Solved – Interpreting Median Survival vs Median in survival data

kaplan-meiermedianrsurvival

I'm doing some survival analysis in R using the survival package for a patient cohort. When making a Kaplan-Meier curve using survfit, it reports a median survival time. However this value is very different than simply an arithmetic median using median.

e.g.

survfit(Surv(OS, vital.status) ~ 1, data = df)

reports a median ~440.

Whereas if I run

median(df$OS)

I get ~180

Even with a subset of the dataframe

sub <- subset(df, df$vital.status == 1)
survfit(Surv(OS, vital.status) ~ 1, data = sub)

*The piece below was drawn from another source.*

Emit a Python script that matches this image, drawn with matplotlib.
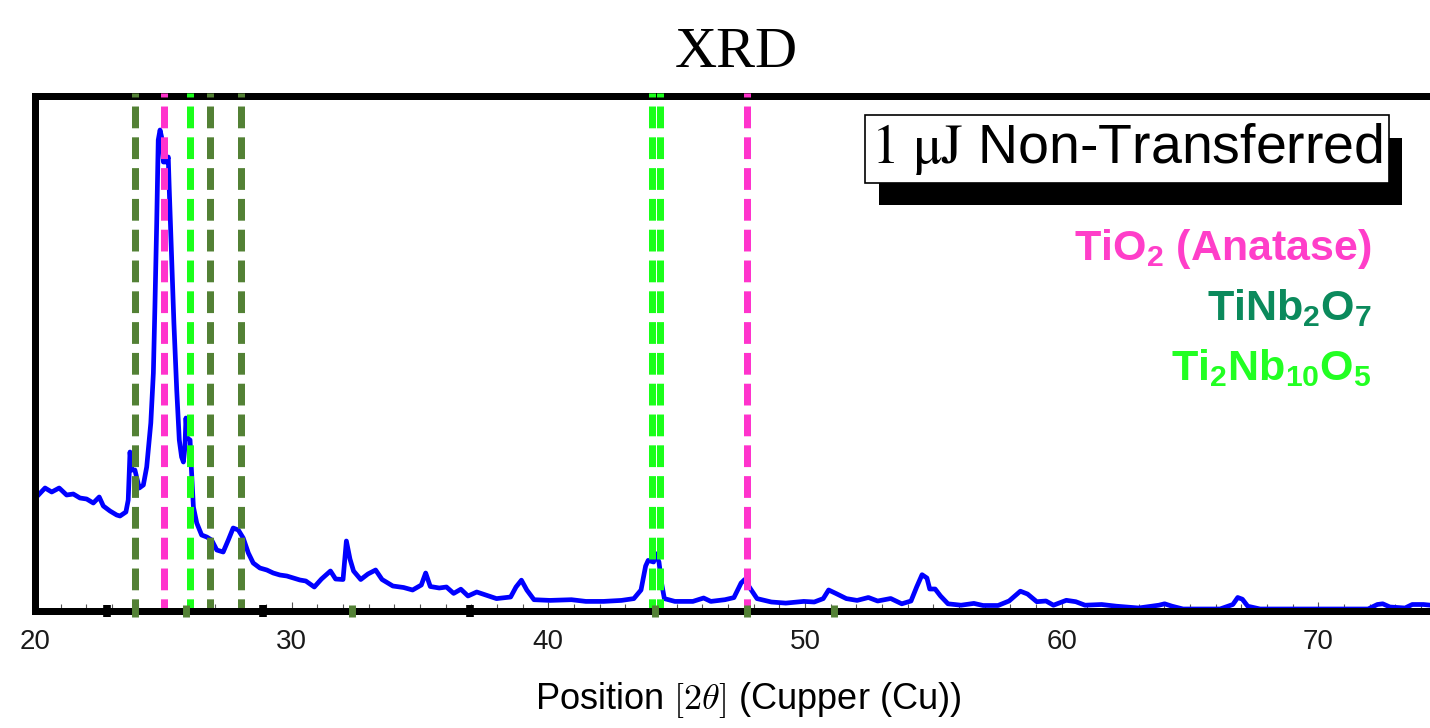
import matplotlib.pyplot as plt
from matplotlib import patheffects

plt.rcParams['mathtext.fontset'] = 'custom'
plt.rcParams['mathtext.rm'] = 'Liberation Sans:bold'
plt.rcParams['mathtext.it'] = 'Liberation Sans:bold'
plt.rcParams['mathtext.bf'] = 'Liberation Sans:bold'

# measured pattern (arbitrary intensity units)
two_theta = [20.13, 20.39, 20.65, 20.94, 21.23, 21.49, 21.75, 22.01, 22.27, 22.50,
             22.66, 22.92, 23.18, 23.31, 23.54, 23.63, 23.70, 23.77, 23.89, 24.06,
             24.22, 24.35, 24.51, 24.61, 24.67, 24.74, 24.80, 24.87, 24.93, 25.00,
             25.13, 25.19, 25.23, 25.32, 25.41, 25.52, 25.62, 25.71, 25.78, 25.84,
             25.88, 25.93, 26.04, 26.10, 26.17, 26.30, 26.49, 26.69, 26.88, 27.08,
             27.33, 27.53, 27.72, 27.92, 28.11, 28.31, 28.50, 28.76, 29.03, 29.28,
             29.54, 29.81, 30.06, 30.32, 30.55, 30.88, 31.16, 31.51, 31.71, 32.00,
             32.13, 32.27, 32.41, 32.69, 32.97, 33.27, 33.52, 33.94, 34.36, 34.71,
             35.05, 35.22, 35.40, 35.75, 36.03, 36.31, 36.59, 36.87, 37.21, 37.56,
             37.98, 38.53, 38.74, 38.95, 39.16, 39.44, 40.06, 40.90, 41.46, 42.15,
             42.85, 43.33, 43.61, 43.79, 43.89, 44.10, 44.17, 44.31, 44.41, 44.52,
             44.93, 45.63, 46.05, 46.33, 46.88, 47.23, 47.51, 47.65, 47.86, 48.13,
             48.69, 49.25, 49.95, 50.36, 50.71, 50.92, 51.20, 51.61, 52.03, 52.47,
             52.83, 53.34, 53.77, 54.13, 54.35, 54.56, 54.75, 54.86, 55.07, 55.28,
             55.57, 56.08, 56.58, 56.94, 57.52, 57.95, 58.39, 58.67, 59.03, 59.39,
             59.68, 60.18, 60.55, 60.91, 61.56, 62.13, 63.00, 63.79, 64.01, 64.30,
             64.73, 66.17, 66.67, 66.86, 67.04, 67.25, 67.73, 71.94, 72.30, 72.51,
             72.79, 73.38, 73.66, 74.10, 74.35, 75.00]
intensity = [116, 123, 119, 123, 116, 117, 113, 112, 108, 114,
             105, 100, 96, 95, 99, 111, 159, 141, 141, 123,
             126, 144, 188, 238, 304, 388, 471, 481, 474, 449,
             449, 454, 421, 354, 288, 221, 171, 154, 149, 164,
             193, 173, 171, 138, 104, 88, 76, 74, 71, 61,
             59, 71, 83, 81, 73, 58, 48, 43, 41, 38,
             36, 35, 33, 31, 30, 24, 32, 40, 32, 31.5,
             70, 52, 40, 31.5, 37, 41, 31.5, 25, 23.5, 21,
             26, 38, 24.5, 23, 24, 17.6, 21.8, 15, 19, 16,
             12.4, 14, 24, 30.8, 21, 11.3, 10.6, 11.3, 9.6, 9.6,
             10.6, 12.4, 21, 45, 50.6, 49, 57.5, 49, 28, 12.4,
             9.6, 9.6, 13, 9.6, 11.3, 13.4, 28, 31.5, 22.8, 12.4,
             9, 7.9, 9.6, 9, 12.4, 21, 17.6, 12.4, 10.6, 13.5,
             10, 12.5, 7.2, 10, 24, 36.3, 33, 22, 22, 15,
             7.2, 5.8, 7.6, 5.5, 5.5, 10, 19.8, 17, 9.3, 10,
             5.8, 10.7, 9.3, 5.8, 6.5, 4.8, 3, 5.8, 7.2, 4.8,
             2, 2, 6.5, 13.5, 11.8, 4.8, 2, 2, 6.5, 7.2,
             4, 3, 6.5, 6.5, 5.8, 5]

anatase_pos = [25.04, 47.75]
tinb2o7_pos = [23.91, 26.83, 28.01]
ti2nb10o5_pos = [26.05, 44.03, 44.35]
marks_black = [22.82, 28.89, 36.95]
marks_olive = [23.89, 25.88, 32.35, 44.16, 47.75, 51.13]

blue = '#0000ff'
pink = '#ff33cc'
olive = '#538135'
lime = '#1aff1a'

fig = plt.figure(figsize=(14.3, 7.28), dpi=100)
ax = fig.add_axes([0.02451, 0.16071, 0.98713, 0.7081])

ax.plot(two_theta, intensity, color=blue, lw=3.4, zorder=2)

ymax = 515.5
ls = (2.54, (3.11, 1.29))
for xs, c in [(tinb2o7_pos, olive), (anatase_pos, pink), (ti2nb10o5_pos, lime)]:
    for x in xs:
        ax.plot([x, x], [518, 0], color=c, lw=5.04, linestyle=ls,
                clip_on=False, zorder=3, solid_capstyle='butt', dash_capstyle='butt')

ax.plot(marks_black, [0] * len(marks_black), ls='none', marker='|', ms=8.6, mew=5.5,
        color='black', clip_on=False, zorder=5)
ax.plot(marks_olive, [0] * len(marks_olive), ls='none', marker='|', ms=8.6, mew=5.0,
        color=olive, clip_on=False, zorder=5)

ax.set_xlim(20, 75)
ax.set_ylim(0, ymax)
for s in ['left', 'top', 'bottom', 'right']:
    ax.spines[s].set_linewidth(5.04)
ax.spines['bottom'].set_zorder(4)

ax.set_xticks([20, 30, 40, 50, 60, 70])
ax.set_xticks(range(20, 76), minor=True)
ax.tick_params(axis='x', which='both', direction='in', color='#555555', width=0.8,
               top=False, labelsize=20, pad=13)
ax.tick_params(axis='x', which='major', length=6.2)
ax.tick_params(axis='x', which='minor', length=5.2)
ax.tick_params(axis='y', left=False, labelleft=False)
for lab in ax.get_xticklabels():
    lab.set_fontfamily('Liberation Sans')
    lab.set_color('#1a1a1a')

fig.text(736 / 1430, 1 - 66.7 / 728, 'XRD', family='Liberation Serif', fontsize=42,
         ha='center', va='baseline')
fig.text(748 / 1430, 1 - 700 / 728, r'Position $[2\theta]$ (Cupper (Cu))',
         family='Liberation Sans', fontsize=26, ha='center', va='center',
         math_fontfamily='cm')

box = fig.text(1127 / 1430, 1 - 149 / 728, r'$\mathrm{1\ μJ}$ Non-Transferred',
               family='Liberation Sans', fontsize=40, ha='center', va='center',
               math_fontfamily='stix',
               bbox=dict(boxstyle='square,pad=0.1', fc='white', ec='black', lw=1.2))
box.get_bbox_patch().set_path_effects([
    patheffects.SimplePatchShadow(offset=(9.5, -16), shadow_rgbFace='black', alpha=1.0),
    patheffects.Normal()])

labels = ['TiO$_2$ (Anatase)', 'TiNb$_2$O$_7$', 'Ti$_2$Nb$_{10}$O$_5$']
label_colors = ['#ff3ec9', '#0b8a5c', '#22ff22']
for i, (t, c) in enumerate(zip(labels, label_colors)):
    fig.text(1372 / 1430, 1 - (260 + 60 * i) / 728, t, family='Liberation Sans',
             fontweight='bold', fontsize=31, color=c, ha='right', va='baseline',
             math_fontfamily='custom')

fig.savefig('out.png', dpi=100)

I still don't get near the 440 median from the kaplan meier (I got ~ 180 again).

Why is it that this 50% median survival Kaplan meier different from the median from just a basic median. I understand that with the full dataset, the censored data is not included in the median survival. But when I subset for only events, shouldn't the arithmetic median also correspond to the half-way point? What is difference in the interpretation of both of these?

Thanks!

Best Answer

So I think I figured it out.

In the KM, censored individuals are assumed to be still alive despite their OS time. Thus the 50% assumes that those on the left are on the right side of the distribution.

When running a KM with individuals that all had an event, the median survival time is the same as the standard median.